What the exercise asks → Repeat the span of the entries below that starts at the line with "Recreate this image as a Python script that uses matplotlib." and ends at the line with "from matplotlib.lines import Line2D", nothing more. Skip the pictures.

Exercise data →
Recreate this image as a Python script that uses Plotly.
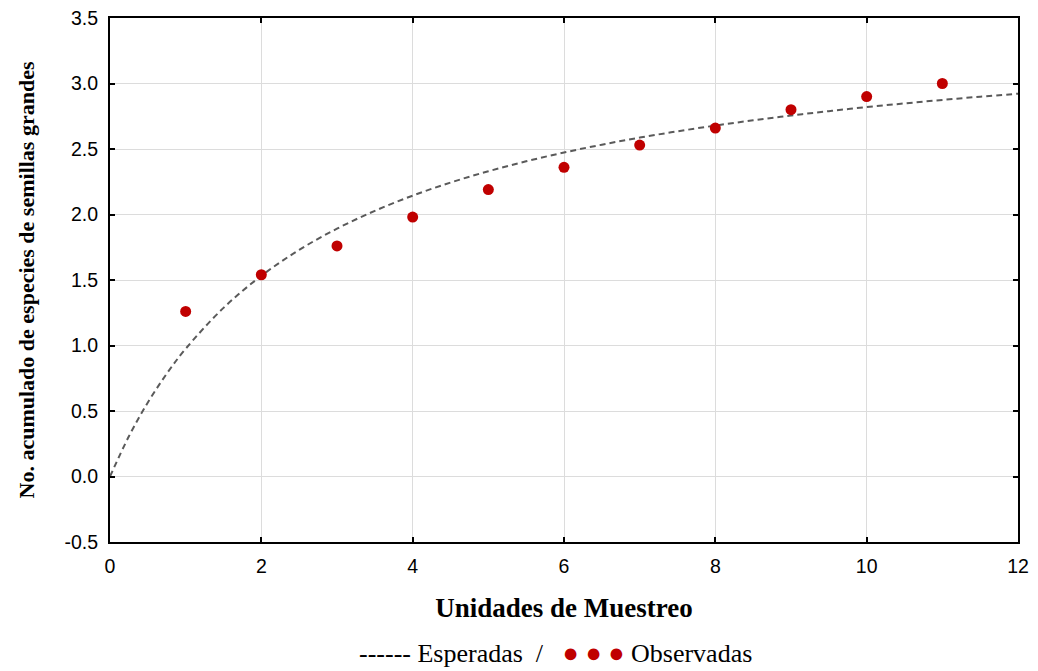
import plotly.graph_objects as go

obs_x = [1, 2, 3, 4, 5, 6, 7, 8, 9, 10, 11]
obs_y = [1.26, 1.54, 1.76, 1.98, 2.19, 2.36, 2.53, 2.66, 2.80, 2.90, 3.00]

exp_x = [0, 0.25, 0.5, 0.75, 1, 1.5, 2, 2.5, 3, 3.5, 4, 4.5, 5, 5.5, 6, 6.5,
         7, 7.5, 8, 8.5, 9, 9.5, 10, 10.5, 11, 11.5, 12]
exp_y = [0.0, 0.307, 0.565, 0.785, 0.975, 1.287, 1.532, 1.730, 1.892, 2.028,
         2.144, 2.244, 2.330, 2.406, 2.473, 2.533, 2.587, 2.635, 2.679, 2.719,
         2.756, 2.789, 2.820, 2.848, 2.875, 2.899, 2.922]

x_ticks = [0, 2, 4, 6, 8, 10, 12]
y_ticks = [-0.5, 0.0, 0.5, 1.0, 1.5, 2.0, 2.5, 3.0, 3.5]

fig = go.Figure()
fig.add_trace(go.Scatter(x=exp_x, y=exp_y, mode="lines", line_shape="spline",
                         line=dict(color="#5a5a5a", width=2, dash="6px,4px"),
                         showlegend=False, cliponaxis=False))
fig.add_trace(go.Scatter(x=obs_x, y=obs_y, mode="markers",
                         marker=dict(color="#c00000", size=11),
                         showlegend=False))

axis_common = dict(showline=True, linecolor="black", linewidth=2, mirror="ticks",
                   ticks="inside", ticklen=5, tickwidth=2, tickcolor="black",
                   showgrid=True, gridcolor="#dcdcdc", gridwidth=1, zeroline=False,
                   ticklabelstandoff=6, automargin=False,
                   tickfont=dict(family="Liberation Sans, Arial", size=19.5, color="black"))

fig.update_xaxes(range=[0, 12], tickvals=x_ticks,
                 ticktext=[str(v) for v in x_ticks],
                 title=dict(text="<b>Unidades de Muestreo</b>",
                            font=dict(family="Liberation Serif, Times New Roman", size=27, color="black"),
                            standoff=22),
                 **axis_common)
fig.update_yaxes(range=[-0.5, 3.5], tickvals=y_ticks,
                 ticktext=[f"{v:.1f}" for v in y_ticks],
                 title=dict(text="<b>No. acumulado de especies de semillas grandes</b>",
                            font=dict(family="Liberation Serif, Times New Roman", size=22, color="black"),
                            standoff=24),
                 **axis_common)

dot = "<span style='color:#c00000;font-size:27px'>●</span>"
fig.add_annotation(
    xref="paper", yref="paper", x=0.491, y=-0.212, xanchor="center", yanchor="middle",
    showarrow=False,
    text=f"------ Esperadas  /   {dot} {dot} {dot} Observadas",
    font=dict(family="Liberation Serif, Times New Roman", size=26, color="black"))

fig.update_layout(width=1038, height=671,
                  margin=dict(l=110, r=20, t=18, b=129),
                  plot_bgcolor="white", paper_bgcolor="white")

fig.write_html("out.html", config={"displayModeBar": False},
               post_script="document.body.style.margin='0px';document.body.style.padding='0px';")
---
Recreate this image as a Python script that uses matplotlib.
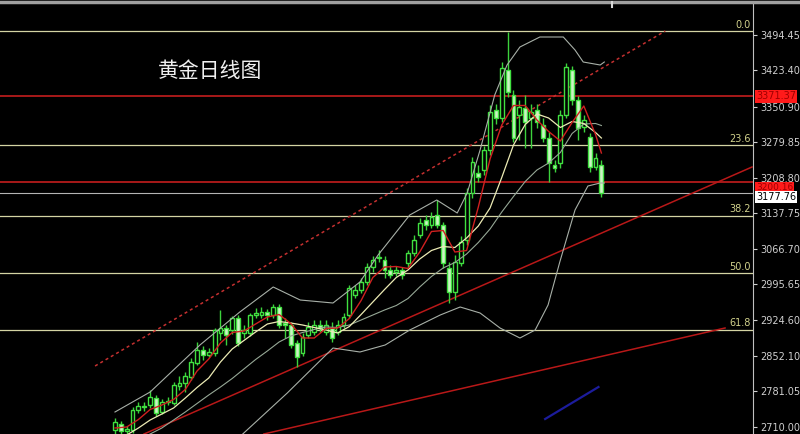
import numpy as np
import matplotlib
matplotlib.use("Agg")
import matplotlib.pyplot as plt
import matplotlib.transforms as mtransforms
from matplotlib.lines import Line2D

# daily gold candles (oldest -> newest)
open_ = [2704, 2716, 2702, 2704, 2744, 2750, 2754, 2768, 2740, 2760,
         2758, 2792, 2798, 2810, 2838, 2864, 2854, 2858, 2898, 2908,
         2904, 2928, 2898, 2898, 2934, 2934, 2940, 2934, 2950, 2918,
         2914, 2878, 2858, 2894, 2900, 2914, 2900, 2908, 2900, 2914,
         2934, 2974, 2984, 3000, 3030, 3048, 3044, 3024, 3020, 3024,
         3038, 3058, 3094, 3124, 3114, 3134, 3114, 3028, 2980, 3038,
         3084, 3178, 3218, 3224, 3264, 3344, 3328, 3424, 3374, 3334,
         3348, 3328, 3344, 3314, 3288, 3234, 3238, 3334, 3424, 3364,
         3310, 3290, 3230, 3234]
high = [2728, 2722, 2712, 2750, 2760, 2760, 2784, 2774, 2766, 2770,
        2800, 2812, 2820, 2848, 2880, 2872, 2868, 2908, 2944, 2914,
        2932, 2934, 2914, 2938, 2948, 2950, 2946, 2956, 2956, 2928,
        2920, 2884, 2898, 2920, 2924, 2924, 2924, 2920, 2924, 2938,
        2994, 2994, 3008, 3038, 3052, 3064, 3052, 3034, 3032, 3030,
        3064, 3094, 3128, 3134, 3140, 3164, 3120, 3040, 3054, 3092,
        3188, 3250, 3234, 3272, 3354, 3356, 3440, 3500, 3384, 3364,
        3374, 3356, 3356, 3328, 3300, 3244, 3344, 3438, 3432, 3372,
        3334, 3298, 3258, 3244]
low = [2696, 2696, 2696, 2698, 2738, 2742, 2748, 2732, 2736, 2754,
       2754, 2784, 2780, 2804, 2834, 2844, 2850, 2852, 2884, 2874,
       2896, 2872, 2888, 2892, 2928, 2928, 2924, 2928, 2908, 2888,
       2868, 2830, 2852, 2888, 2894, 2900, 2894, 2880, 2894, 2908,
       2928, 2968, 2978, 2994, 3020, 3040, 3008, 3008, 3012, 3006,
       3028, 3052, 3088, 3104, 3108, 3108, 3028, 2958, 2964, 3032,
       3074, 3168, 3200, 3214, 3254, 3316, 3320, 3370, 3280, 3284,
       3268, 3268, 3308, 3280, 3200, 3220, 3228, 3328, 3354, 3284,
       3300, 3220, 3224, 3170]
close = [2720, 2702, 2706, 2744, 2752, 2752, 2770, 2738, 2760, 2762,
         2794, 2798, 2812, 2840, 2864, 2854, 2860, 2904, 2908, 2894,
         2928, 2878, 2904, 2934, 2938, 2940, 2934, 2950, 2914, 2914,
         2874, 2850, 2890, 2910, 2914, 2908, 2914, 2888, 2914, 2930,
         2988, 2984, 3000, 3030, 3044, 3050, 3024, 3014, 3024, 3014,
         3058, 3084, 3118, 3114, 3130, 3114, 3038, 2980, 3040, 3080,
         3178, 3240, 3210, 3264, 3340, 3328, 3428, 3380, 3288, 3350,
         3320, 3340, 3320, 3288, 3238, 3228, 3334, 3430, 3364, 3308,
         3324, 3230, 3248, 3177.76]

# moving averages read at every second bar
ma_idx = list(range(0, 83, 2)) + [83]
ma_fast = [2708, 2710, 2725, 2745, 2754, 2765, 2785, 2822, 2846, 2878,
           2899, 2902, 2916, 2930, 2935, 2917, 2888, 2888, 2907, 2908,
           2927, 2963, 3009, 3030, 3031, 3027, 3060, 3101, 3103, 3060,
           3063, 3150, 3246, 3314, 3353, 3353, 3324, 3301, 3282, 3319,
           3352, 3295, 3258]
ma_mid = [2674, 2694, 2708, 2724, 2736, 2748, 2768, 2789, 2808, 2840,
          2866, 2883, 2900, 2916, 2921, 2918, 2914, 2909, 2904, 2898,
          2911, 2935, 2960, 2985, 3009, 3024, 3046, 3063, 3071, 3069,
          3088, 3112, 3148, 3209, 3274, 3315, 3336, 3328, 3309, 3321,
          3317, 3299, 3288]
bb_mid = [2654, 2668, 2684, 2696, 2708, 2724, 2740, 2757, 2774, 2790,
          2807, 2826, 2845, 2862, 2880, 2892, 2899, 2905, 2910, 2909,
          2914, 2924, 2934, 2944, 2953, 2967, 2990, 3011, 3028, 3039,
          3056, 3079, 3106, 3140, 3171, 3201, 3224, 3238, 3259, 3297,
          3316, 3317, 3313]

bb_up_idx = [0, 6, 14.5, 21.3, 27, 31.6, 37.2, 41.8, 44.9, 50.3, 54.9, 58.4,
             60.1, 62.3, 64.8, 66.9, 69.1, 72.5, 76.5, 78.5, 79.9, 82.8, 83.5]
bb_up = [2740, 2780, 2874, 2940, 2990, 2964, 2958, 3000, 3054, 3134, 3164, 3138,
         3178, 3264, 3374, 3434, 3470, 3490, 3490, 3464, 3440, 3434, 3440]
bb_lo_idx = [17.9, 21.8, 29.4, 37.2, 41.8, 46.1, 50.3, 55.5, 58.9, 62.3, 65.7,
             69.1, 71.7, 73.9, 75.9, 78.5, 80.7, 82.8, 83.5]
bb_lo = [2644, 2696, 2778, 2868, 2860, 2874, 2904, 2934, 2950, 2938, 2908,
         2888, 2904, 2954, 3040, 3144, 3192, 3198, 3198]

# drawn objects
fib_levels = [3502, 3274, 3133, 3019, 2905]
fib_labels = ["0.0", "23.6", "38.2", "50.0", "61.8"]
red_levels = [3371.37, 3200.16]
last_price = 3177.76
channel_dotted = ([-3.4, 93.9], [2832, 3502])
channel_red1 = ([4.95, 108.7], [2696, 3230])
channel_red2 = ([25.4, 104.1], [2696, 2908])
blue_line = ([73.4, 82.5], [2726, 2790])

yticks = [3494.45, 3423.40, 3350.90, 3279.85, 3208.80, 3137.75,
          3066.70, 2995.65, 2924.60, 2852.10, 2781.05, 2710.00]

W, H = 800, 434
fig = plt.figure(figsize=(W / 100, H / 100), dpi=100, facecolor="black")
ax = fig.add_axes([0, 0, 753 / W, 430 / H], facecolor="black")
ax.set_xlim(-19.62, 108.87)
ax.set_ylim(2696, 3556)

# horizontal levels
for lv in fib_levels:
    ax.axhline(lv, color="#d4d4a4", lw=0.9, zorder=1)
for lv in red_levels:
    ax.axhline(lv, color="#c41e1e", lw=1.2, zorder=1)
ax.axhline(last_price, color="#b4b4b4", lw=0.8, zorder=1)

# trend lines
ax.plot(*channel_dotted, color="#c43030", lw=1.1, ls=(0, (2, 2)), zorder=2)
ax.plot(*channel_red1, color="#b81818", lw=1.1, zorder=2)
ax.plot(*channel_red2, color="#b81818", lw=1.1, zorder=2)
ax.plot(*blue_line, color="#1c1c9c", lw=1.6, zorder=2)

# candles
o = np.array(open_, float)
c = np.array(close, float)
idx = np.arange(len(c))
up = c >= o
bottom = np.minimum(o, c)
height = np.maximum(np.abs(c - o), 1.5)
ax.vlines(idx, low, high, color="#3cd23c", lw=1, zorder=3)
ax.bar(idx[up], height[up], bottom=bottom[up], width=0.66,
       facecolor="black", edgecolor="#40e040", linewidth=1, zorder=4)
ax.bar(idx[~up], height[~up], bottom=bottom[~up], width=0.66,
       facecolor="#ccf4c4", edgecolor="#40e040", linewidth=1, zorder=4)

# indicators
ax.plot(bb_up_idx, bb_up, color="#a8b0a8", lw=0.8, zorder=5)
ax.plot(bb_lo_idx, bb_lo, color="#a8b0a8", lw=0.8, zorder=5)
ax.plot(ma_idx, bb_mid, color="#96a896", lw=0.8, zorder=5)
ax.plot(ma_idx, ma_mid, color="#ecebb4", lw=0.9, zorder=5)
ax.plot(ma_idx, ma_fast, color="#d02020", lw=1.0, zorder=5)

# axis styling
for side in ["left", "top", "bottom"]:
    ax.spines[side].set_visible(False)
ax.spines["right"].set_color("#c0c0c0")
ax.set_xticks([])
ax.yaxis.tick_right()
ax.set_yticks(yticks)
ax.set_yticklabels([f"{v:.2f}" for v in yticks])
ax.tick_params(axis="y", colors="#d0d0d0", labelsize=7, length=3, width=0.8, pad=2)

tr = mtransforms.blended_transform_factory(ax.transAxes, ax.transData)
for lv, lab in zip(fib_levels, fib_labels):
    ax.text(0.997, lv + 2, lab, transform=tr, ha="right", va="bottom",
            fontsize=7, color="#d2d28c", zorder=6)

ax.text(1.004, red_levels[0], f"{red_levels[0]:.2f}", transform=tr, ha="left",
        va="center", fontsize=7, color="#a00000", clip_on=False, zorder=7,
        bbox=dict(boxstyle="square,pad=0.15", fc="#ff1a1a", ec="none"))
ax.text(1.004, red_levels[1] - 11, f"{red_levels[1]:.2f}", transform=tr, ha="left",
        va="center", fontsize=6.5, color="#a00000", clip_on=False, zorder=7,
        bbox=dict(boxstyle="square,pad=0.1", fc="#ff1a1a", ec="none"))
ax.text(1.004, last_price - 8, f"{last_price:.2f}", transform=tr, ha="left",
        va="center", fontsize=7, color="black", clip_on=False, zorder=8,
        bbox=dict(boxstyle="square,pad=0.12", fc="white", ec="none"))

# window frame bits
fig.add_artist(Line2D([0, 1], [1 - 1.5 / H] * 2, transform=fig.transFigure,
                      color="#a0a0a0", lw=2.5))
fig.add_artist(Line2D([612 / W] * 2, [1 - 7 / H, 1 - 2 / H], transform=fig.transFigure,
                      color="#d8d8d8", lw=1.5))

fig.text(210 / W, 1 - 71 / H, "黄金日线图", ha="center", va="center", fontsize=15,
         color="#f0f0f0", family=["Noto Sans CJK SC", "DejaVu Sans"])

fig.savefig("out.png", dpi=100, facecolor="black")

Reply to the task →
Recreate this image as a Python script that uses matplotlib.
import numpy as np
import matplotlib
matplotlib.use("Agg")
import matplotlib.pyplot as plt
import matplotlib.transforms as mtransforms
from matplotlib.lines import Line2D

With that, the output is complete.